Я приступил к исследованиям последствий воздействия техногенных факторов на леса, и выяснилось совершенно неожиданное и невероятное: по прошествии нескольких десятилетий все повышенные формы рельефа, состоящие из рыхлых отложений, перемешанных с лесной подстилкой, торфом, корнями и обломками деревьев, возникшие в результате вскрытия и перемещения грунтов при строительстве различных сооружений, покрыты сосново-лиственными лесами, по продуктивности в 2–10 раз превосходящими фоновые в одном и том же возрасте. Они характеризуются исключительно высокой энергией роста, обусловленной высокой теплоёмкостью новообразованных форм рельефа, активным дренажем и дыханием древесных растений в совершенно новой физической структуре субстрата, а не в сохраненных почвах в их стандартном понимании. Это указывает на необходимость пересмотра сложившихся представлений об исключительно отрицательном воздействии нефтегазового комплекса на природную среду.

Необходимо приступить к глубоким исследованиям неожиданно возникшего феномена — созидательной роли разрушительных факторов в возобновлении лесов в районах нефтегазового комплекса. Из этого следует, что оценку ущерба, наносимого природной среде, необходимо оценивать не только по характеру разрушения почв, но и также с учётом продуктивности лесных сообществ, формирующихся на нарушенных землях. Следует понимать проявление механических факторов воздействия не как разрушительные, а как мелиоративные мероприятия, улучшающие среду обитания лесов.
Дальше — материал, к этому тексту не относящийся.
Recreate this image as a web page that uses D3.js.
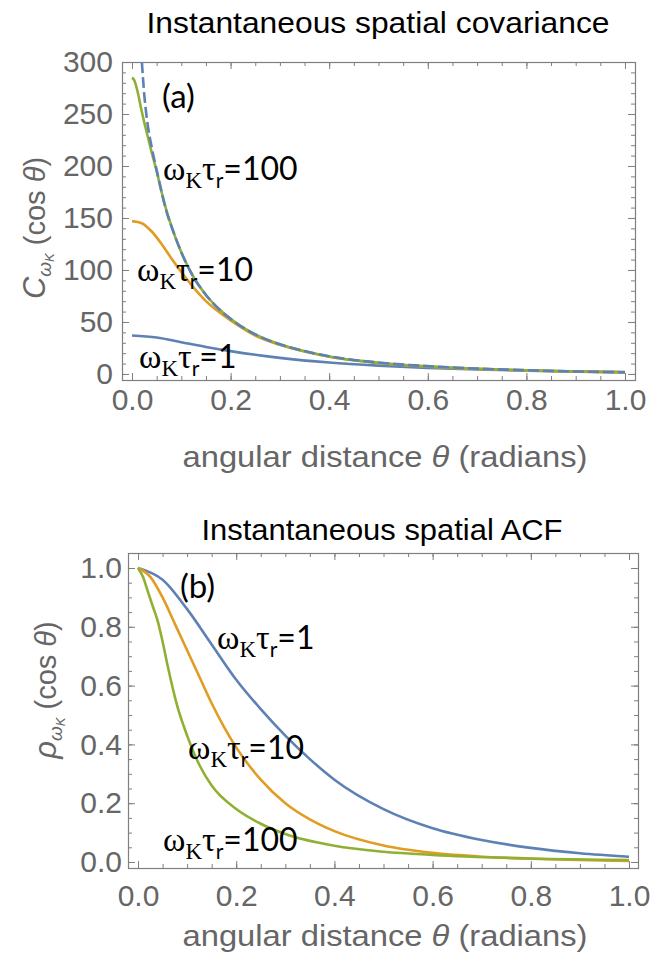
<!DOCTYPE html>
<html>
<head>
<meta charset="utf-8">
<script src="https://cdn.jsdelivr.net/npm/d3@7"></script>
<style>
  body { margin: 0; background: #fff; }
  svg { display: block; }
</style>
</head>
<body>
<svg width="660" height="954"></svg>
<script>
// values
const thetaBlueTop = [0, 0.05, 0.1, 0.15, 0.2, 0.25, 0.3, 0.4, 0.5, 0.6, 0.7, 0.8, 0.9, 1.0];
const covBlue = [37, 35, 30.5, 26, 22, 18.5, 15.5, 11, 8, 5.8, 4.3, 3.2, 2.4, 1.8];

const thetaOrangeTop = [0, 0.02, 0.04, 0.06, 0.08, 0.1, 0.125, 0.15, 0.175, 0.2, 0.25, 0.3, 0.35, 0.4, 0.5, 0.6, 0.7, 0.8, 0.9, 1.0];
const covOrange = [147, 145, 137, 125, 111, 98, 83, 70, 60, 51.5, 37, 28, 21.5, 16.5, 10.5, 7, 4.9, 3.4, 2.3, 1.5];

const thetaGreenTop = [0, 0.005, 0.01, 0.02, 0.03, 0.04, 0.05, 0.06, 0.07, 0.08, 0.1, 0.125, 0.15, 0.2, 0.25, 0.3, 0.4, 0.5, 0.6, 0.7, 0.8, 0.9, 1.0];
const covGreen = [285, 282, 274, 252, 232, 213, 195, 175, 157, 142, 117, 93, 76, 53, 38, 28.5, 16.8, 10.8, 7.3, 5, 3.5, 2.4, 1.6];

const thetaLimit = [0.02, 0.025, 0.03, 0.04, 0.05, 0.06, 0.07, 0.08, 0.1, 0.125, 0.15, 0.175, 0.2, 0.25, 0.3, 0.35, 0.4, 0.5, 0.6, 0.7, 0.8, 0.9, 1.0];
const covLimit = [300, 268, 246, 218, 196, 175, 156, 142, 117, 93, 76, 63, 53, 38, 28.5, 22, 17, 11, 7.5, 5.2, 3.6, 2.4, 1.6];

const thetaBlueBot = [0, 0.05, 0.1, 0.15, 0.2, 0.25, 0.3, 0.35, 0.4, 0.5, 0.6, 0.7, 0.8, 0.9, 1.0];
const acfBlue = [1.0, 0.96, 0.86, 0.74, 0.62, 0.52, 0.43, 0.35, 0.28, 0.18, 0.115, 0.075, 0.048, 0.03, 0.018];

const thetaOrangeBot = [0, 0.025, 0.05, 0.075, 0.1, 0.125, 0.15, 0.175, 0.2, 0.25, 0.3, 0.35, 0.4, 0.5, 0.6, 0.7, 0.8, 0.9, 1.0];
const acfOrange = [1, 0.97, 0.9, 0.81, 0.72, 0.63, 0.54, 0.46, 0.39, 0.28, 0.2, 0.145, 0.105, 0.056, 0.031, 0.018, 0.011, 0.007, 0.004];

const thetaGreenBot = [0, 0.01, 0.02, 0.03, 0.04, 0.05, 0.06, 0.08, 0.1, 0.125, 0.15, 0.2, 0.25, 0.3, 0.4, 0.5, 0.6, 0.8, 1.0];
const acfGreen = [1, 0.97, 0.92, 0.87, 0.82, 0.75, 0.67, 0.53, 0.43, 0.33, 0.26, 0.18, 0.13, 0.095, 0.055, 0.035, 0.024, 0.012, 0.007];

const xTicks = [0, 0.2, 0.4, 0.6, 0.8, 1.0];
const yTicksTop = [0, 50, 100, 150, 200, 250, 300];
const yTicksBot = [0, 0.2, 0.4, 0.6, 0.8, 1.0];

const colours = { blue: "#5e81b5", orange: "#e19c24", green: "#8fb032" };
const grey = "#666";
const frameCol = "#7f7f7f";
const sans = "'Liberation Sans', Arial, sans-serif";

const svg = d3.select("svg");
const zip = (xs, ys) => xs.map((x, i) => [x, ys[i]]);

function panel(opt) {
    const g = svg.append("g");
    const x = d3.scaleLinear().domain(opt.xDom).range([opt.left, opt.right]);
    const y = d3.scaleLinear().domain(opt.yDom).range([opt.bottom, opt.top]);

    const clipId = "clip" + opt.name;
    svg.append("clipPath").attr("id", clipId)
        .append("rect")
        .attr("x", opt.left).attr("y", opt.top)
        .attr("width", opt.right - opt.left).attr("height", opt.bottom - opt.top);

    const minorX = d3.range(0, 1.0001, 0.05);
    const addAxis = (axis, tr) => {
        const a = g.append("g").attr("transform", tr).call(axis);
        a.select(".domain").remove();
        a.selectAll("line").attr("stroke", frameCol);
        a.selectAll("text").attr("fill", grey)
            .attr("font-family", sans)
            .attr("font-size", 30);
        return a;
    };
    // minor ticks on all four sides, pointing inward
    addAxis(d3.axisBottom(x).tickValues(minorX).tickSize(-4).tickFormat(""), `translate(0,${opt.bottom})`);
    addAxis(d3.axisTop(x).tickValues(minorX).tickSize(-4).tickFormat(""), `translate(0,${opt.top})`);
    addAxis(d3.axisLeft(y).tickValues(opt.yMinor).tickSize(-4).tickFormat(""), `translate(${opt.left},0)`);
    addAxis(d3.axisRight(y).tickValues(opt.yMinor).tickSize(-4).tickFormat(""), `translate(${opt.right},0)`);

    // major ticks, labels only bottom and left
    addAxis(d3.axisBottom(x).tickValues(xTicks).tickSize(-7).tickPadding(opt.xPad).tickFormat(d3.format(".1f")), `translate(0,${opt.bottom})`);
    addAxis(d3.axisTop(x).tickValues(xTicks).tickSize(-7).tickFormat(""), `translate(0,${opt.top})`);
    addAxis(d3.axisLeft(y).tickValues(opt.yTicks).tickSize(-7).tickPadding(opt.yPad).tickFormat(opt.yFmt), `translate(${opt.left},0)`);
    addAxis(d3.axisRight(y).tickValues(opt.yTicks).tickSize(-7).tickFormat(""), `translate(${opt.right},0)`);

    g.append("rect")
        .attr("x", opt.left + 0.5).attr("y", opt.top + 0.5)
        .attr("width", opt.right - opt.left).attr("height", opt.bottom - opt.top)
        .attr("fill", "none").attr("stroke", frameCol).attr("stroke-width", 1.2);

    const line = d3.line().x(d => x(d[0])).y(d => y(d[1])).curve(d3.curveMonotoneX);
    const lines = g.append("g").attr("clip-path", `url(#${clipId})`);
    opt.series.forEach(s => {
        lines.append("path")
            .datum(zip(s.x, s.y))
            .attr("d", line)
            .attr("fill", "none")
            .attr("stroke", s.colour)
            .attr("stroke-width", 2.6)
            .attr("stroke-dasharray", s.dash || null);
    });

    // title
    svg.append("text")
        .attr("x", opt.titleX).attr("y", opt.titleY)
        .attr("text-anchor", "middle")
        .attr("font-family", sans)
        .attr("font-size", 30)
        .attr("textLength", opt.titleW)
        .attr("lengthAdjust", "spacingAndGlyphs")
        .attr("fill", "#000")
        .text(opt.title);

    // x label
    const xl = svg.append("text")
        .attr("x", 385).attr("y", opt.xLabelY)
        .attr("text-anchor", "middle")
        .attr("font-family", sans)
        .attr("font-size", 29)
        .attr("textLength", 405)
        .attr("lengthAdjust", "spacingAndGlyphs")
        .attr("fill", grey);
    xl.append("tspan").text("angular distance ");
    xl.append("tspan").attr("font-style", "italic").text("θ");
    xl.append("tspan").text(" (radians)");

    // y label
    const yl = svg.append("text")
        .attr("transform", `translate(${opt.yLabelX},${opt.yLabelY}) rotate(-90)`)
        .attr("text-anchor", "middle")
        .attr("font-family", sans)
        .attr("font-size", 29)
        .attr("fill", grey);
    yl.append("tspan").attr("font-style", "italic").attr("font-size", 31).text(opt.yLetter);
    yl.append("tspan").attr("font-style", "italic").attr("font-size", 19).attr("dy", 6).text("ω");
    yl.append("tspan").attr("font-style", "italic").attr("font-size", 13).attr("dy", 3).text("K");
    yl.append("tspan").attr("dy", -9).text(" (cos ");
    yl.append("tspan").attr("font-style", "italic").text("θ");
    yl.append("tspan").text(")");

    // panel tag
    svg.append("text")
        .attr("x", opt.tag[1]).attr("y", opt.tag[2])
        .attr("font-family", "Lato, 'Open Sans', sans-serif")
        .attr("font-size", 33)
        .attr("fill", "#000")
        .text(opt.tag[0]);

    opt.labels.forEach(l => curveLabel(l[0], l[1], l[2]));
}

function curveLabel(value, lx, ly) {
    const t = svg.append("text").attr("x", lx).attr("y", ly).attr("fill", "#000");
    t.append("tspan").attr("font-family", "'Liberation Serif', serif").attr("font-size", 34).text("ω");
    t.append("tspan").attr("font-family", "'Liberation Serif', serif").attr("font-size", 23).attr("dy", 8).text("K");
    t.append("tspan").attr("font-family", "'Liberation Serif', serif").attr("font-size", 34).attr("dy", -8).text("τ");
    t.append("tspan").attr("font-family", "Lato, sans-serif").attr("font-size", 21).attr("dy", 8).text("r");
    t.append("tspan").attr("font-family", "Lato, sans-serif").attr("font-size", 32).attr("dy", -8).text("=" + value);
}

panel({
    name: "a",
    left: 122, right: 635, top: 62, bottom: 380,
    xDom: [-0.0203, 1.0203], yDom: [-5.8, 300],
    yTicks: yTicksTop, yMinor: d3.range(0, 301, 10), yFmt: d3.format("d"),
    xPad: 9, yPad: 9,
    title: "Instantaneous spatial covariance", titleX: 378, titleY: 33, titleW: 463,
    xLabelY: 467, yLabelX: 45, yLabelY: 228, yLetter: "C",
    tag: ["(a)", 162, 108],
    series: [
        { x: thetaBlueTop, y: covBlue, colour: colours.blue },
        { x: thetaOrangeTop, y: covOrange, colour: colours.orange },
        { x: thetaGreenTop, y: covGreen, colour: colours.green },
        { x: thetaLimit, y: covLimit, colour: colours.blue, dash: "11,4" }
    ],
    labels: [["100", 163, 180], ["10", 137, 281], ["1", 139, 368]]
});

panel({
    name: "b",
    left: 128, right: 638, top: 553, bottom: 868,
    xDom: [-0.0204, 1.0183], yDom: [-0.0204, 1.051],
    yTicks: yTicksBot, yMinor: d3.range(0, 1.0001, 0.05), yFmt: d3.format(".1f"),
    xPad: 17, yPad: 6,
    title: "Instantaneous spatial ACF", titleX: 382, titleY: 540, titleW: 361,
    xLabelY: 946, yLabelX: 56, yLabelY: 690, yLetter: "ρ",
    tag: ["(b)", 180, 598],
    series: [
        { x: thetaBlueBot, y: acfBlue, colour: colours.blue },
        { x: thetaOrangeBot, y: acfOrange, colour: colours.orange },
        { x: thetaGreenBot, y: acfGreen, colour: colours.green }
    ],
    labels: [["1", 217, 649], ["10", 188, 759], ["100", 163, 851]]
});
</script>
</body>
</html>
— Владимир Николаевич, судя по вашим работам, вы занимаетесь многими вопросами, касающимися леса, часто не близкими друг другу. Видимо, вы очень любите лес?

— Возможно, мое заявление действительно парадоксально, но я скажу без пижонства — не люблю. Лес является объектом моего профессионального исследования, и во мне постоянно присутствует желание понять эту сложную природную систему. Для этого вовсе не обязательно его любить. У меня нет желания жить в лесу, где может быть комфортно только лесным животным. Я убежден, что лес — не место для жизни человека, ну и, в частности, меня. Я хотел бы жить там, где массивы леса, группы деревьев перемежаются с подстриженными полянами, лужайками, освещенными солнцем.

— Поэтому вы живете в городе, а не в Академгородке?

— Да, эта научная деревня не для меня. Участки леса, в которых накопилась мощная лесная подстилка с различным бытовым мусором, насыщенная энцефалитным клещом, подступают к домам. Из-за этого люди боятся сходить с тропинок и гулять по лесу, но в то же время агрессивно защищают эти самые «реликтовые леса». Это бочка с порохом, и не дай бог возникнуть здесь огню в засушливую погоду! Что именно надо делать с этими лесами я писал в своей книге «Парадоксы в решении экологических проблем западной Сибири».

— Людей тоже можно понять — они садили своими руками многие из этих деревьев и десятилетиями ходили по одним и тем же дорожкам.

— Я говорю не о частностях, а о проблеме рекреационного обустройства большой лесной территории, в которую вписан Академгородок. Во время строительства Городка было не до того, но сейчас наступило время, когда волей-неволей необходимо заняться этой проблемой, для чего следует обратиться к профессионалам и зарубежному опыту.

— Давайте подведем итоги ушедшего года. Что, кроме книги, было ещё интересного и замечательного?

— Для меня 2010 год стал особенно примечательным. Я прожил 75 лет и до сих пор хожу вертикально и даже бываю в экспедициях. В этом же году приказом Федеральной службы по экономическому, технологическому и атомному надзору экспертной комиссией утверждено заключение проекта технической документации по технологии лесной рекультивации шламовых амбаров, подготовленной к использованию в среднетаёжной подзоне Западной Сибири на территории нефтегазового комплекса. По этой технологии, созданной мной от Института леса им. В. Н. Сукачева и ОАО «Сургутнефтегаза», за 20 лет внедрения рекультивировано около 2000 шламовых амбаров, на которых в настоящее время процветают новые лесные и лесо-болотные экосистемы, намного продуктивнее и биологически разнообразнее фоновых.

— Получается, что только через 20 лет вы получили экспертную оценку о целесообразности внедрения этой технологии, да и то утверждение её использования в практике производства ещё не окончательное?

— Внедрение любых инноваций в производство всегда является крайне тяжелой работой, особенно это касается лесного дела. Наша технология касалась кардинального изменения научных и методических принципов проведения работ, и на раннем этапе её разработки было много противников. Но сейчас ситуация изменилась, поскольку выяснилось, что в рукотворных лесоболотных экосистемах наряду с растениями нашло место для жизни животное население, никогда ранее не селившееся на болотах. В связи с этим противников технологии стало значительно меньше, и большинство специалистов считают целесообразным расширение её использования.